Current Vision-Language Models (VLMs) face several limitations when generating captions for complex scenes. One major challenge is the difficulty in accurately understanding spatial relationships and interactions among multiple objects. For example, in a scene depicting a busy street with people walking, cars parked, and a dog chasing a ball, a VLM might struggle to recognize which object is interacting with which. This could lead to generic or ambiguous captions, such as "There are many things happening," rather than a more precise description that conveys the scene's dynamics.
Another limitation is the models' tendency to focus on predominant objects while overlooking subtler details that contribute to the scene’s meaning. For instance, if an image captures a picnic with various food items, drinks, and people, a VLM might primarily mention the main elements like "people" and "food," but fail to highlight context-specific details such as "the red-checkered blanket" or "the lemonade pitcher." These details can significantly enrich a caption and enhance users’ understanding of the scene, yet the model often misses them due to a lack of fine-grained contextual awareness.

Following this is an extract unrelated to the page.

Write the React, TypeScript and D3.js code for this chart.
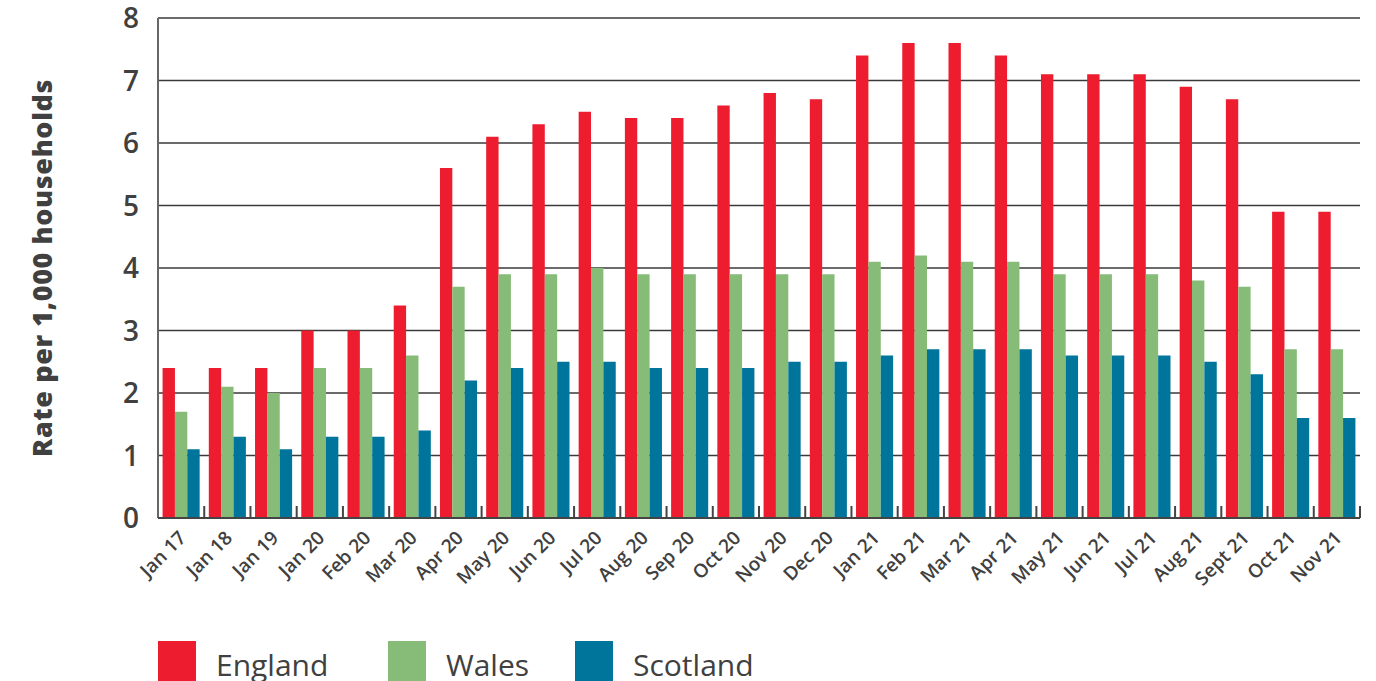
import React, { useRef, useEffect } from "react";
import * as d3 from "d3";

const months = [
  "Jan 17", "Jan 18", "Jan 19", "Jan 20", "Feb 20", "Mar 20", "Apr 20", "May 20", "Jun 20",
  "Jul 20", "Aug 20", "Sep 20", "Oct 20", "Nov 20", "Dec 20", "Jan 21", "Feb 21", "Mar 21",
  "Apr 21", "May 21", "Jun 21", "Jul 21", "Aug 21", "Sept 21", "Oct 21", "Nov 21",
];
const england = [2.4, 2.4, 2.4, 3.0, 3.0, 3.4, 5.6, 6.1, 6.3, 6.5, 6.4, 6.4, 6.6, 6.8, 6.7, 7.4, 7.6, 7.6, 7.4, 7.1, 7.1, 7.1, 6.9, 6.7, 4.9, 4.9];
const wales = [1.7, 2.1, 2.0, 2.4, 2.4, 2.6, 3.7, 3.9, 3.9, 4.0, 3.9, 3.9, 3.9, 3.9, 3.9, 4.1, 4.2, 4.1, 4.1, 3.9, 3.9, 3.9, 3.8, 3.7, 2.7, 2.7];
const scotland = [1.1, 1.3, 1.1, 1.3, 1.3, 1.4, 2.2, 2.4, 2.5, 2.5, 2.4, 2.4, 2.4, 2.5, 2.5, 2.6, 2.7, 2.7, 2.7, 2.6, 2.6, 2.6, 2.5, 2.3, 1.6, 1.6];
const seriesNames = ["England", "Wales", "Scotland"];
const colors = ["#ED1C2E", "#86BC77", "#00759B"];
const yTicks = [0, 1, 2, 3, 4, 5, 6, 7, 8];

const width = 1376;
const height = 681;
const left = 158;
const right = 1360;
const top = 18;
const bottom = 518;
const textColor = "#404040";

export default function App() {
  const ref = useRef<SVGSVGElement>(null);

  useEffect(() => {
    const svg = d3.select(ref.current);
    svg.selectAll("*").remove();

    const x = d3.scaleBand().domain(months).range([left, right]).paddingInner(0).paddingOuter(0);
    const inner = d3.scaleBand().domain(seriesNames).range([0, x.bandwidth()]).paddingOuter(0.37).paddingInner(0);
    const y = d3.scaleLinear().domain([0, 8]).range([bottom, top]);

    // gridlines
    svg.append("g")
      .selectAll("line")
      .data(yTicks.filter((t) => t > 0))
      .join("line")
      .attr("x1", left)
      .attr("x2", right)
      .attr("y1", (d) => y(d))
      .attr("y2", (d) => y(d))
      .attr("stroke", "#3a3a3a")
      .attr("stroke-width", 1.5);

    // y tick labels
    svg.append("g")
      .selectAll("text")
      .data(yTicks)
      .join("text")
      .attr("x", 139)
      .attr("y", (d) => y(d))
      .attr("dy", "0.36em")
      .attr("text-anchor", "end")
      .attr("font-family", "Open Sans")
      .attr("font-weight", 600)
      .attr("font-size", 28)
      .attr("fill", textColor)
      .text((d) => d);

    // y axis title
    svg.append("text")
      .attr("transform", `translate(52, 268) rotate(-90)`)
      .attr("text-anchor", "middle")
      .attr("font-family", "Open Sans")
      .attr("font-weight", 800)
      .attr("font-size", 27)
      .attr("letter-spacing", 0.6)
      .attr("fill", textColor)
      .text("Rate per 1,000 households");

    // bars
    const all = [england, wales, scotland];
    all.forEach((vals, si) => {
      svg.append("g")
        .selectAll("rect")
        .data(vals)
        .join("rect")
        .attr("x", (d, i) => (x(months[i]) as number) + (inner(seriesNames[si]) as number))
        .attr("y", (d) => y(d))
        .attr("width", inner.bandwidth())
        .attr("height", (d) => y(0) - y(d))
        .attr("fill", colors[si]);
    });

    // left axis line
    svg.append("line")
      .attr("x1", left).attr("x2", left)
      .attr("y1", top).attr("y2", bottom)
      .attr("stroke", "#666")
      .attr("stroke-width", 2);

    // baseline
    svg.append("line")
      .attr("x1", left).attr("x2", right)
      .attr("y1", bottom).attr("y2", bottom)
      .attr("stroke", "#444")
      .attr("stroke-width", 2);

    // band ticks
    const tickXs = months.map((m) => (x(m) as number) + x.bandwidth());
    svg.append("g")
      .selectAll("line")
      .data(tickXs)
      .join("line")
      .attr("x1", (d) => d).attr("x2", (d) => d)
      .attr("y1", bottom - 12).attr("y2", bottom)
      .attr("stroke", "#444")
      .attr("stroke-width", 2);

    // x labels
    svg.append("g")
      .selectAll("text")
      .data(months)
      .join("text")
      .attr("transform", (d) => `translate(${(x(d) as number) + x.bandwidth() / 2 + 6}, ${bottom + 21}) rotate(-45)`)
      .attr("text-anchor", "end")
      .attr("font-family", "Open Sans")
      .attr("font-weight", 600)
      .attr("font-size", 19)
      .attr("fill", textColor)
      .text((d) => d);

    // legend
    const legendX = [158, 388, 575];
    const lg = svg.append("g");
    seriesNames.forEach((name, i) => {
      lg.append("rect")
        .attr("x", legendX[i])
        .attr("y", 641)
        .attr("width", 38)
        .attr("height", 40)
        .attr("fill", colors[i]);
      lg.append("text")
        .attr("x", legendX[i] + 58)
        .attr("y", 676)
        .attr("font-family", "Open Sans")
        .attr("font-size", 30)
        .attr("fill", textColor)
        .text(name);
    });
  }, []);

  return (
    <svg
      ref={ref}
      width={width}
      height={height}
      style={{ position: "absolute", left: 0, top: 0, background: "#fff" }}
    />
  );
}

Lastly, VLMs may struggle with generating captions that incorporate cultural context or nuanced emotions within a scene. For example, a picture showing a celebration can vary widely in emotional tone depending on the cultural backdrop—what feels festive in one context might be interpreted differently in another. If a model generates a caption like "People are happy," it may not capture the underlying cultural significance or the specific emotions depicted in the image. This gap highlights the need for VLMs to possess deeper cultural knowledge and emotional intelligence to create truly insightful and accurate captions for complex scenes.